Question d'origine :
Merci de me donner des informations sur cet auteur et son livre ainsi que sur les techniques d'enluminure à la détrempe ou à la gouache pour les atlas
Réponse du Guichet
bml_anc
- Département : Fonds Ancien
Le 14/06/2008 à 10h52
Andreas Cellarius est connu des historiens de la cartographie et de l’astronomie comme l’auteur de l’Harmonia Macrocosmica, considéré comme un des atlas les plus spectaculaires publié dans la seconde moitié du XVIIe siècle. Cf BM de Lyon Harmonia macrocosmica
Longtemps, on s’est contenté pour la biographie de Cellarius de la mention écrite sur la page de titre de l’Harmonia de la fonction de recteur de l’université de Horn, mais des recherches récentes dans les archives d’Amsterdam, Horn et La Haye ont permis de préciser sa carrière.
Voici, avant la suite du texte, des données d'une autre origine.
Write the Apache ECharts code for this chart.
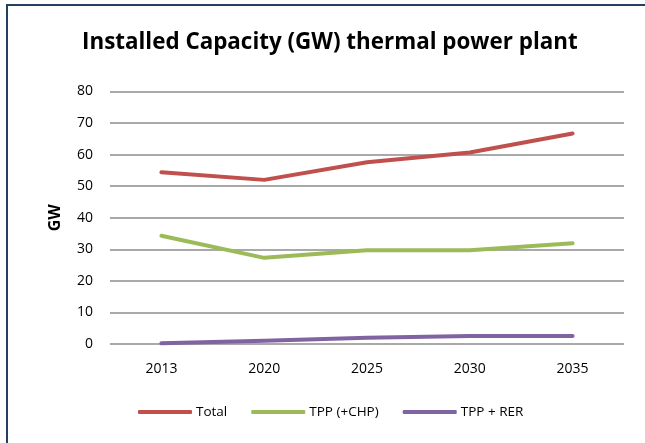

Cellarius serait né aux environs de 1596 à Neuhausen, près de Worms. Il était le fils du pasteur du lieu, qui s’installa par la suite à Heidelberg. Il était étudiant à Heidelberg en 1614, mais on ignore pendant combien de temps. On manque de données sur la décennie suivante où d’après ses publications, il aurait voyagé en Pologne et aurait même poursuivi une carrière militaire.
En 1625, il est installé en Hollande où il épouse Catharina Eltmans. Un fils, prénommé Andréas nait un an après, puis une fille Catharina, l’année suivante. Il enseigne comme professeur à Amsterdam à l’université. Vers 1630, il est installé à La Haye toujours comme professeur. Deux fils seront baptisés à La Haye en 1631 et 1635. En 1637, il déménage pour Horn où il devient recteur de l’université, c’est là qu’il publiera tous ses ouvrages. Il meurt en 1665.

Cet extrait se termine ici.